In April 2023, Democratic Senator John Newman introduced the legislative proposal "Responsible Textile Recovery Act (SB 707)" to set a precedent in the US by translating EPR regulations for textiles into law for the first time.

  1. Content: The Responsible Textile Recovery Act (SB 707) aims to require producers of clothing and other textiles to implement and fund a state-run collection and recycling program. This program falls under the regulatory authority of the California Department of Resources Recycling and Recovery (CalRecycle).
  2. Goals and Requirements: DThe program requires producers to take responsibility for the management of their products, i.e., textiles, throughout their entire lifecycle. It supports recycling and material management goals that contribute to a circular economy and can also promote product design changes that minimize environmental impacts. Producers must develop stewardship programs with set performance targets that provide a new basis for data collection and reporting in the field of textile EPR.
  3. Current Status: The SB 707 bill was amended this week by Senator Newman to accommodate the industry's requests for adjustments. The Assembly Natural Resources Committee will hear the bill on Monday.

Textiles USA: Activities of other states

New York: AO 6995 (Senator Heastie)

This bill obligates healthcare facilities to maintain a stock of 50% of certain reusable protective textiles for healthcare, unless a deferral is granted due to supply chain issues; non-compliance may result in a fine. Currently, the draft is in the Assembly Committee.


New Jersey: SO 6654 (Senator Kavanaugh)

Introduces extended producer responsibility for textiles; requires a manufacturer, either individually or cooperatively in a group or with a representative organization, to submit a plan to the Department of Environmental Conservation by December 31, 2024, for the establishment of a textile product collection program.

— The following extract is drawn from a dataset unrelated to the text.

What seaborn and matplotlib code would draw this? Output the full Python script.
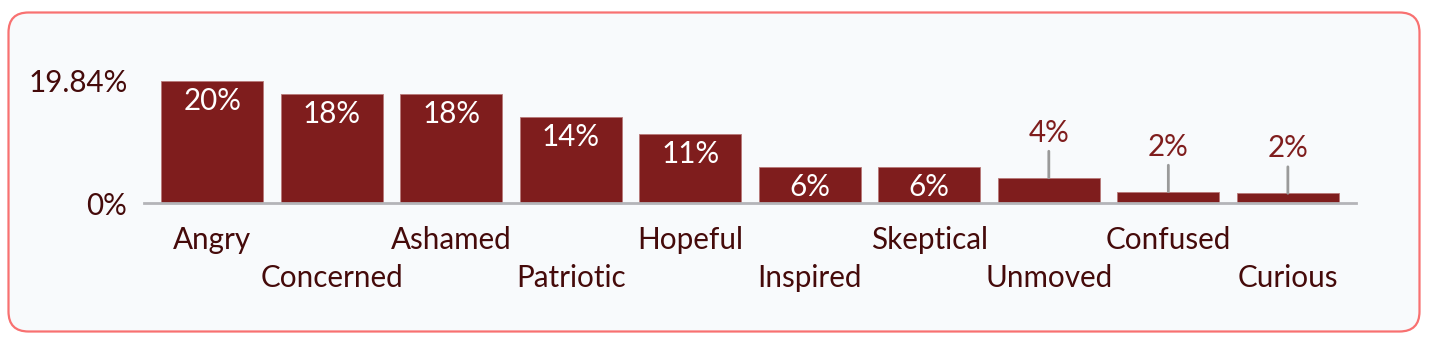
import matplotlib
matplotlib.use("Agg")
import matplotlib.pyplot as plt
import seaborn as sns
import pandas as pd
from matplotlib.patches import FancyBboxPatch

categories = ["Angry", "Concerned", "Ashamed", "Patriotic", "Hopeful",
              "Inspired", "Skeptical", "Unmoved", "Confused", "Curious"]
values = [19.84, 17.74, 17.72, 14.01, 11.17, 5.92, 5.90, 4.14, 1.88, 1.62]
y_ticks = [0, 19.84]
y_tick_labels = ["0%", "19.84%"]

BAR = "#7f1d1d"
TEXT = "#450a0a"
BG = "#f8fafc"
BORDER = "#f87171"
FS = 21.3

sns.set_theme(style="white")
plt.rcParams["font.family"] = ["Lato", "DejaVu Sans"]

W, H = 1432, 344
fig = plt.figure(figsize=(W / 100, H / 100), dpi=100)
fig.patch.set_facecolor("white")

frame = FancyBboxPatch((8.5, H - 331.5), 1411, 319,
                       boxstyle="round,pad=0,rounding_size=20",
                       transform=None, facecolor=BG, edgecolor=BORDER,
                       linewidth=1.6, zorder=-10)
fig.patches.append(frame)

ax = fig.add_axes([144 / W, (H - 203.3) / H, (1356 - 144) / W, 122.6 / H])
ax.set_facecolor("none")
ax.set_zorder(5)

df = pd.DataFrame({"cat": categories, "val": values})
sns.barplot(data=df, x="cat", y="val", color=BAR, width=0.855, ax=ax,
            saturation=1, edgecolor="#b87878", linewidth=0.6)

ax.set_xlim(-0.57, len(categories) - 0.43)
ax.set_ylim(0, 19.84)
ax.set_xlabel("")
ax.set_ylabel("")

for s in ["top", "right", "left"]:
    ax.spines[s].set_visible(False)
ax.spines["bottom"].set_color("#b4b4b8")
ax.spines["bottom"].set_linewidth(2)

ax.set_yticks(y_ticks)
ax.set_yticklabels(y_tick_labels, fontsize=FS, color=TEXT)
ax.tick_params(axis="y", length=0, pad=12)

ax.set_xticks(range(len(categories)))
ax.set_xticklabels(categories, fontsize=FS, color=TEXT)
ax.tick_params(axis="x", length=0)
for i, t in enumerate(ax.xaxis.get_major_ticks()):
    t.set_pad(16.5 if i % 2 == 0 else 43.5)

for i, v in enumerate(values):
    lab = f"{round(v):d}%"
    if v >= 5:
        ax.annotate(lab, (i, v), xytext=(0, -14.5), textcoords="offset points",
                    ha="center", va="center", color="white", fontsize=FS)
    else:
        ax.annotate(lab, xy=(i, v), xytext=(0, 32.5), textcoords="offset points",
                    ha="center", va="center", color=BAR, fontsize=FS,
                    annotation_clip=False,
                    arrowprops=dict(arrowstyle="-", color="#9a9a9a", lw=2,
                                    shrinkA=1, shrinkB=0))

fig.savefig("out.png", dpi=100, facecolor=fig.get_facecolor())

The bill is currently in the Senate Committee.


Interstate (New Jersey, Vermont, Massachusetts, New York):

US Democratic Senator Kirsten Gillibrand (D-NY) introduced the Fashioning Accountability and Building Real Institutional Change (FABRIC) Act on May 13, 2022, which provides key incentives to accelerate domestic clothing manufacturing and new labor protection measures to strengthen the US as a leading site for responsible textile production globally. The Democratic senators from the other aforementioned states are co-signers.